There is no shortage of World War II and Holocaust films. These movies have been made for decades, and there are so many stories that have come to shine on the big screen. One of those stories is that of Marcel Marceau, world-famous mime, and a member of the French Resistance who taught Jewish children skills they needed to survive.
Marcel (Jesse Eisenberg) is young, wants to act, and is about to have his life changed. His father, Charles (Karl Markovics), is a butcher and is not totally accepting of the fact that his son wants to go in a different direction. But, as war ramps up and Nazi Germany’s reach over Europe expands, Marcel is going to have to put acting aside for the greater good. He quickly finds himself responsible for a group of children and their safety. The rest, as they say, is history, but this is a history that far too few people know about, and it is to our benefit that this movie has come to be made.

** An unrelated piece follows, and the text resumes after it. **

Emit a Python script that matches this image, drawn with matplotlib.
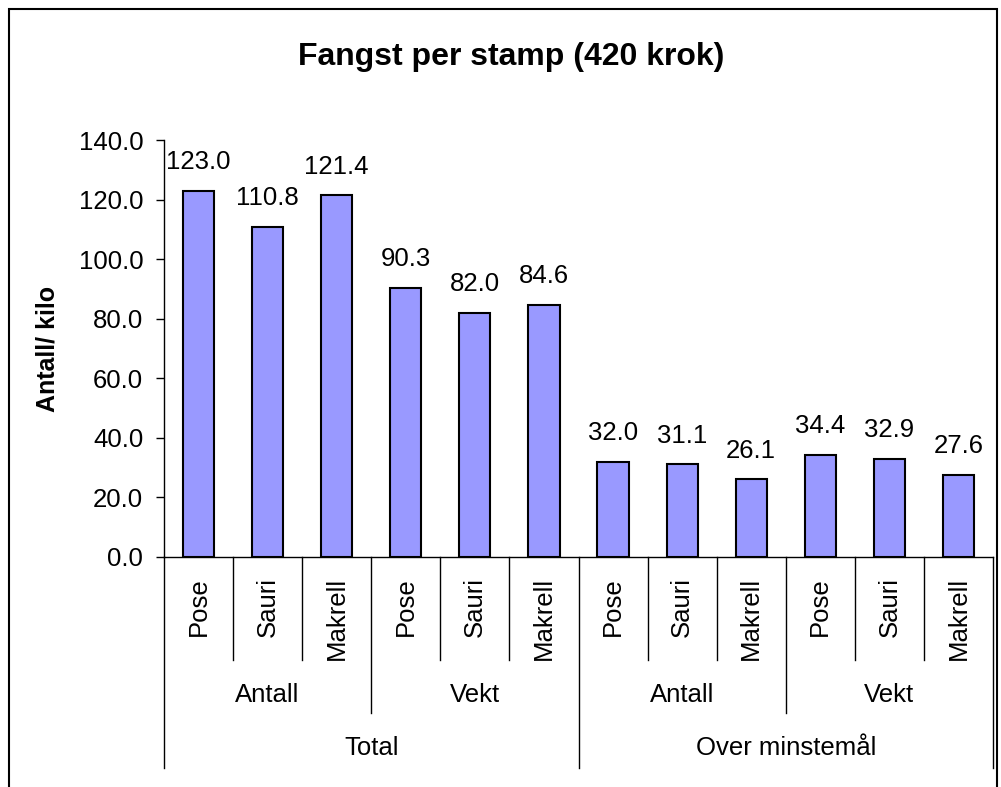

Jesse Eisenberg’s portrayal of Marcel Marceau is quite charming, and the respect he gives to the role, and the real-life person Marceau was, does not go unnoticed. Eisenberg’s lankiness, too, lends him some range as he goes through the motions of stage performance and miming, having to move his body an inordinate amount. We are so used to seeing Eisenberg as shy, awkward, and sometimes neurotic in many of his performances. While some of that does come through here, it is a different performance for him, and what he is doing sets itself apart from the other films he has been in.
With Eisenberg, Clémence Poésy (who you might remember from the Harry Potter franchise as Fleur Delacour) is Emma, and she gives a passionate performance. This character, in particular, deals with a great deal of trauma in the film. Poésy expertly communicates this trauma, and the effect it has.
There are some startling scenes throughout the movie, but there is a light atmosphere through much of it, especially when Jesse Eisenberg is interacting with the various children involved. The film, as a whole, is rather safe and sticks close to the fundamentals of what a movie is. There is no revelatory moment, nor is there a big surprise or twist in the end. Instead, this is a very respectful way to tell Marcel Marceau’s story, and it gives him the recognition he deserves as a hero during World War II and the horrors of the Holocaust.